*Exercise details*
Reproduce the listing exactly and skip over any pictures.

*Given material*
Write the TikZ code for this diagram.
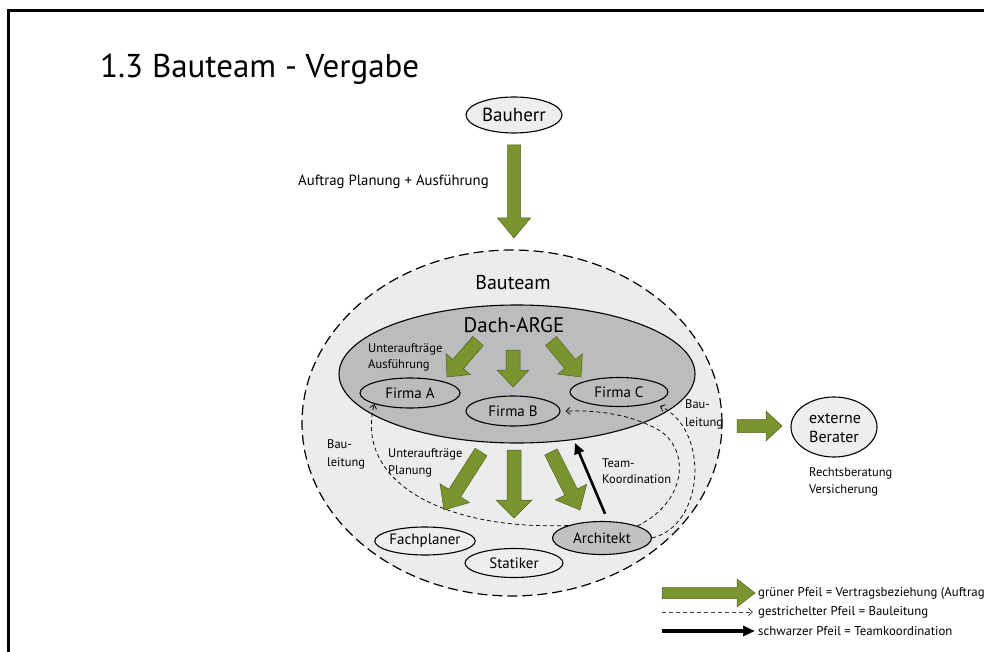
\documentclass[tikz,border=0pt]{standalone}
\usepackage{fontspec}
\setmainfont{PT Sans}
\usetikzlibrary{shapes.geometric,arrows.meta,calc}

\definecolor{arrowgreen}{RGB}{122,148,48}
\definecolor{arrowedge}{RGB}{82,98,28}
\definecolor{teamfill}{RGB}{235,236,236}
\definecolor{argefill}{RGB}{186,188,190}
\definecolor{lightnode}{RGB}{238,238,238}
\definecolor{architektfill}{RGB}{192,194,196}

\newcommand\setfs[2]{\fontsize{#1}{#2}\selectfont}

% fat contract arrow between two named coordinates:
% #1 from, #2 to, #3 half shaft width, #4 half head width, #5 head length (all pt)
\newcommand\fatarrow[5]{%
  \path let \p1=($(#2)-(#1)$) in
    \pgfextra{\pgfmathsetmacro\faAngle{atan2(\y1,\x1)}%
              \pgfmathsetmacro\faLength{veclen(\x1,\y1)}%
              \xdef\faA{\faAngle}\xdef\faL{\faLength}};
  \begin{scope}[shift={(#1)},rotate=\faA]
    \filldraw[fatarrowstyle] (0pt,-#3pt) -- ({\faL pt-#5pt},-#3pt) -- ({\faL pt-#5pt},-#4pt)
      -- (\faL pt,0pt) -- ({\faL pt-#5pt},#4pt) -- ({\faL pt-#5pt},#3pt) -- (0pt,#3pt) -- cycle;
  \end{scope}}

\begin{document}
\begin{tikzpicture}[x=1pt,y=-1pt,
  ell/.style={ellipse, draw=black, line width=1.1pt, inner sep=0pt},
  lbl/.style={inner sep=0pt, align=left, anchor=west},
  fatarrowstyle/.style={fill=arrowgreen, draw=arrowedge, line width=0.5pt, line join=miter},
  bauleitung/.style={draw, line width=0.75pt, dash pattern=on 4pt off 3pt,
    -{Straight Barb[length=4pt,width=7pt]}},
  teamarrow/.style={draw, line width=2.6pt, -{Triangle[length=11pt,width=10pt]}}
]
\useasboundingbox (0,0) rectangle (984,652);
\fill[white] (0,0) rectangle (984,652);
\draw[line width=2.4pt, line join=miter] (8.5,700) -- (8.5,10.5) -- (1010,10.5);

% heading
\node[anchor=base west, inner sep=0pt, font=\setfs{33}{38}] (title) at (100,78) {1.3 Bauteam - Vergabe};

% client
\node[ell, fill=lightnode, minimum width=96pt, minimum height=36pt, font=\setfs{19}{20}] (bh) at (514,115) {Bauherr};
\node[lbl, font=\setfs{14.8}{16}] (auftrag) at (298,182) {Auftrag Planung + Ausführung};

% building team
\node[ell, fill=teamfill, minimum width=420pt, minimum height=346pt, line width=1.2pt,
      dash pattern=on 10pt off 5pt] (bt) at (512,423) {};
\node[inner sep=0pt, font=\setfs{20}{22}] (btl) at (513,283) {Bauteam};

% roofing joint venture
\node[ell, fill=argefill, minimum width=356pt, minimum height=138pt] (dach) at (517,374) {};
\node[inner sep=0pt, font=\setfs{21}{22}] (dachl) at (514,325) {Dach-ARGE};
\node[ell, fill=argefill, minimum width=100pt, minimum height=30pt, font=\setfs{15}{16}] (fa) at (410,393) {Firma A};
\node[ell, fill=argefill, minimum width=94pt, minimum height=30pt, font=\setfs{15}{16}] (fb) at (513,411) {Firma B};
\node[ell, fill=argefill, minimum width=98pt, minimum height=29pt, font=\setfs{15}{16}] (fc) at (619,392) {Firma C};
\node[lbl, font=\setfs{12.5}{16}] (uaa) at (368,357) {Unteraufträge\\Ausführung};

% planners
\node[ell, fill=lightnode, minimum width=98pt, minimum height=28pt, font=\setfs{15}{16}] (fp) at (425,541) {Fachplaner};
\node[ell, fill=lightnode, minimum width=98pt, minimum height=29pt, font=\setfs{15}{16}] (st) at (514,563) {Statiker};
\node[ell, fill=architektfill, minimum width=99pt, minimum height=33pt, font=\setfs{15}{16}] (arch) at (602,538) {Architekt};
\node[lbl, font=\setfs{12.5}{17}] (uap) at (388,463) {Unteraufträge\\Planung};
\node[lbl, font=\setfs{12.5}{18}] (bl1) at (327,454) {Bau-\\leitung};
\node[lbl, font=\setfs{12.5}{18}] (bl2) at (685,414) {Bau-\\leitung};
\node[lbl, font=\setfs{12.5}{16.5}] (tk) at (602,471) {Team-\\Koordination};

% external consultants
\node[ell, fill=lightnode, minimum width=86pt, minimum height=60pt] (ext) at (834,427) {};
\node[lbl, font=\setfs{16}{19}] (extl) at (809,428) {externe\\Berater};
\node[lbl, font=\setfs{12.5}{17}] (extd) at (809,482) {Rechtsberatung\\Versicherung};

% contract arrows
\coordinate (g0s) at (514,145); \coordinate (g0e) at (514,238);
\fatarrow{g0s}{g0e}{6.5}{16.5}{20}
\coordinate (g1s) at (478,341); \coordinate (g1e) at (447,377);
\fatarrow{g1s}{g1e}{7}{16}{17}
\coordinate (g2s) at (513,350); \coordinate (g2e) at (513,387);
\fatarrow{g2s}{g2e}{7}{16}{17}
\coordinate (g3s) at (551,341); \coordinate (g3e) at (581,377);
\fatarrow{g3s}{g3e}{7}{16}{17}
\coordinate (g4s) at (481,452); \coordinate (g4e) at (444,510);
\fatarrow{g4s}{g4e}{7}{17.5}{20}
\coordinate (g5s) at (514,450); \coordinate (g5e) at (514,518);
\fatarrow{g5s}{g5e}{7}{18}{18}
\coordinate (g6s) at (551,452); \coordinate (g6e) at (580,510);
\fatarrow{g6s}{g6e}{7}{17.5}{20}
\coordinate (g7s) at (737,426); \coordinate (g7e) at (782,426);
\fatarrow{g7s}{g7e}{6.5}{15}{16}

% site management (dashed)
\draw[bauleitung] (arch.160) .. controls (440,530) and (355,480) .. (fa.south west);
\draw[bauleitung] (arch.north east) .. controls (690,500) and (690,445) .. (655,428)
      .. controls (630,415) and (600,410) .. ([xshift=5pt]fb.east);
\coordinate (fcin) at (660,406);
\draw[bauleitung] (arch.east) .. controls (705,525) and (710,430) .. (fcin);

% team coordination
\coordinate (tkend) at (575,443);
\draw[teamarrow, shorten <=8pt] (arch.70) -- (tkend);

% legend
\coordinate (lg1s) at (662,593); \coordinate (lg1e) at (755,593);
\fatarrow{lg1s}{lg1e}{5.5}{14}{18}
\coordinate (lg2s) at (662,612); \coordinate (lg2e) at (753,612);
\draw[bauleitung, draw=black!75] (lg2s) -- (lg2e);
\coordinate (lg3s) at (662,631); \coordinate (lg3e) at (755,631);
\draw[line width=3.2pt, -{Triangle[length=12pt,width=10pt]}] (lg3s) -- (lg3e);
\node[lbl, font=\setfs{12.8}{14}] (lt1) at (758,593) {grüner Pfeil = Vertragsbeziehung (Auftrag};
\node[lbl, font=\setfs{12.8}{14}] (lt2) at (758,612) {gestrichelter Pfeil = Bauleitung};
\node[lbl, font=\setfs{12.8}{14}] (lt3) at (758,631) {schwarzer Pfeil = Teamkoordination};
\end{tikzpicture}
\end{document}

*Task solution*
Write the TikZ code for this diagram.
\documentclass[tikz,border=0pt]{standalone}
\usepackage{fontspec}
\setmainfont{PT Sans}
\usetikzlibrary{shapes.geometric,arrows.meta,calc}

\definecolor{arrowgreen}{RGB}{122,148,48}
\definecolor{arrowedge}{RGB}{82,98,28}
\definecolor{teamfill}{RGB}{235,236,236}
\definecolor{argefill}{RGB}{186,188,190}
\definecolor{lightnode}{RGB}{238,238,238}
\definecolor{architektfill}{RGB}{192,194,196}

\newcommand\setfs[2]{\fontsize{#1}{#2}\selectfont}

% fat contract arrow between two named coordinates:
% #1 from, #2 to, #3 half shaft width, #4 half head width, #5 head length (all pt)
\newcommand\fatarrow[5]{%
  \path let \p1=($(#2)-(#1)$) in
    \pgfextra{\pgfmathsetmacro\faAngle{atan2(\y1,\x1)}%
              \pgfmathsetmacro\faLength{veclen(\x1,\y1)}%
              \xdef\faA{\faAngle}\xdef\faL{\faLength}};
  \begin{scope}[shift={(#1)},rotate=\faA]
    \filldraw[fatarrowstyle] (0pt,-#3pt) -- ({\faL pt-#5pt},-#3pt) -- ({\faL pt-#5pt},-#4pt)
      -- (\faL pt,0pt) -- ({\faL pt-#5pt},#4pt) -- ({\faL pt-#5pt},#3pt) -- (0pt,#3pt) -- cycle;
  \end{scope}}

\begin{document}
\begin{tikzpicture}[x=1pt,y=-1pt,
  ell/.style={ellipse, draw=black, line width=1.1pt, inner sep=0pt},
  lbl/.style={inner sep=0pt, align=left, anchor=west},
  fatarrowstyle/.style={fill=arrowgreen, draw=arrowedge, line width=0.5pt, line join=miter},
  bauleitung/.style={draw, line width=0.75pt, dash pattern=on 4pt off 3pt,
    -{Straight Barb[length=4pt,width=7pt]}},
  teamarrow/.style={draw, line width=2.6pt, -{Triangle[length=11pt,width=10pt]}}
]
\useasboundingbox (0,0) rectangle (984,652);
\fill[white] (0,0) rectangle (984,652);
\draw[line width=2.4pt, line join=miter] (8.5,700) -- (8.5,10.5) -- (1010,10.5);

% heading
\node[anchor=base west, inner sep=0pt, font=\setfs{33}{38}] (title) at (100,78) {1.3 Bauteam - Vergabe};

% client
\node[ell, fill=lightnode, minimum width=96pt, minimum height=36pt, font=\setfs{19}{20}] (bh) at (514,115) {Bauherr};
\node[lbl, font=\setfs{14.8}{16}] (auftrag) at (298,182) {Auftrag Planung + Ausführung};

% building team
\node[ell, fill=teamfill, minimum width=420pt, minimum height=346pt, line width=1.2pt,
      dash pattern=on 10pt off 5pt] (bt) at (512,423) {};
\node[inner sep=0pt, font=\setfs{20}{22}] (btl) at (513,283) {Bauteam};

% roofing joint venture
\node[ell, fill=argefill, minimum width=356pt, minimum height=138pt] (dach) at (517,374) {};
\node[inner sep=0pt, font=\setfs{21}{22}] (dachl) at (514,325) {Dach-ARGE};
\node[ell, fill=argefill, minimum width=100pt, minimum height=30pt, font=\setfs{15}{16}] (fa) at (410,393) {Firma A};
\node[ell, fill=argefill, minimum width=94pt, minimum height=30pt, font=\setfs{15}{16}] (fb) at (513,411) {Firma B};
\node[ell, fill=argefill, minimum width=98pt, minimum height=29pt, font=\setfs{15}{16}] (fc) at (619,392) {Firma C};
\node[lbl, font=\setfs{12.5}{16}] (uaa) at (368,357) {Unteraufträge\\Ausführung};

% planners
\node[ell, fill=lightnode, minimum width=98pt, minimum height=28pt, font=\setfs{15}{16}] (fp) at (425,541) {Fachplaner};
\node[ell, fill=lightnode, minimum width=98pt, minimum height=29pt, font=\setfs{15}{16}] (st) at (514,563) {Statiker};
\node[ell, fill=architektfill, minimum width=99pt, minimum height=33pt, font=\setfs{15}{16}] (arch) at (602,538) {Architekt};
\node[lbl, font=\setfs{12.5}{17}] (uap) at (388,463) {Unteraufträge\\Planung};
\node[lbl, font=\setfs{12.5}{18}] (bl1) at (327,454) {Bau-\\leitung};
\node[lbl, font=\setfs{12.5}{18}] (bl2) at (685,414) {Bau-\\leitung};
\node[lbl, font=\setfs{12.5}{16.5}] (tk) at (602,471) {Team-\\Koordination};

% external consultants
\node[ell, fill=lightnode, minimum width=86pt, minimum height=60pt] (ext) at (834,427) {};
\node[lbl, font=\setfs{16}{19}] (extl) at (809,428) {externe\\Berater};
\node[lbl, font=\setfs{12.5}{17}] (extd) at (809,482) {Rechtsberatung\\Versicherung};

% contract arrows
\coordinate (g0s) at (514,145); \coordinate (g0e) at (514,238);
\fatarrow{g0s}{g0e}{6.5}{16.5}{20}
\coordinate (g1s) at (478,341); \coordinate (g1e) at (447,377);
\fatarrow{g1s}{g1e}{7}{16}{17}
\coordinate (g2s) at (513,350); \coordinate (g2e) at (513,387);
\fatarrow{g2s}{g2e}{7}{16}{17}
\coordinate (g3s) at (551,341); \coordinate (g3e) at (581,377);
\fatarrow{g3s}{g3e}{7}{16}{17}
\coordinate (g4s) at (481,452); \coordinate (g4e) at (444,510);
\fatarrow{g4s}{g4e}{7}{17.5}{20}
\coordinate (g5s) at (514,450); \coordinate (g5e) at (514,518);
\fatarrow{g5s}{g5e}{7}{18}{18}
\coordinate (g6s) at (551,452); \coordinate (g6e) at (580,510);
\fatarrow{g6s}{g6e}{7}{17.5}{20}
\coordinate (g7s) at (737,426); \coordinate (g7e) at (782,426);
\fatarrow{g7s}{g7e}{6.5}{15}{16}

% site management (dashed)
\draw[bauleitung] (arch.160) .. controls (440,530) and (355,480) .. (fa.south west);
\draw[bauleitung] (arch.north east) .. controls (690,500) and (690,445) .. (655,428)
      .. controls (630,415) and (600,410) .. ([xshift=5pt]fb.east);
\coordinate (fcin) at (660,406);
\draw[bauleitung] (arch.east) .. controls (705,525) and (710,430) .. (fcin);

% team coordination
\coordinate (tkend) at (575,443);
\draw[teamarrow, shorten <=8pt] (arch.70) -- (tkend);

% legend
\coordinate (lg1s) at (662,593); \coordinate (lg1e) at (755,593);
\fatarrow{lg1s}{lg1e}{5.5}{14}{18}
\coordinate (lg2s) at (662,612); \coordinate (lg2e) at (753,612);
\draw[bauleitung, draw=black!75] (lg2s) -- (lg2e);
\coordinate (lg3s) at (662,631); \coordinate (lg3e) at (755,631);
\draw[line width=3.2pt, -{Triangle[length=12pt,width=10pt]}] (lg3s) -- (lg3e);
\node[lbl, font=\setfs{12.8}{14}] (lt1) at (758,593) {grüner Pfeil = Vertragsbeziehung (Auftrag};
\node[lbl, font=\setfs{12.8}{14}] (lt2) at (758,612) {gestrichelter Pfeil = Bauleitung};
\node[lbl, font=\setfs{12.8}{14}] (lt3) at (758,631) {schwarzer Pfeil = Teamkoordination};
\end{tikzpicture}
\end{document}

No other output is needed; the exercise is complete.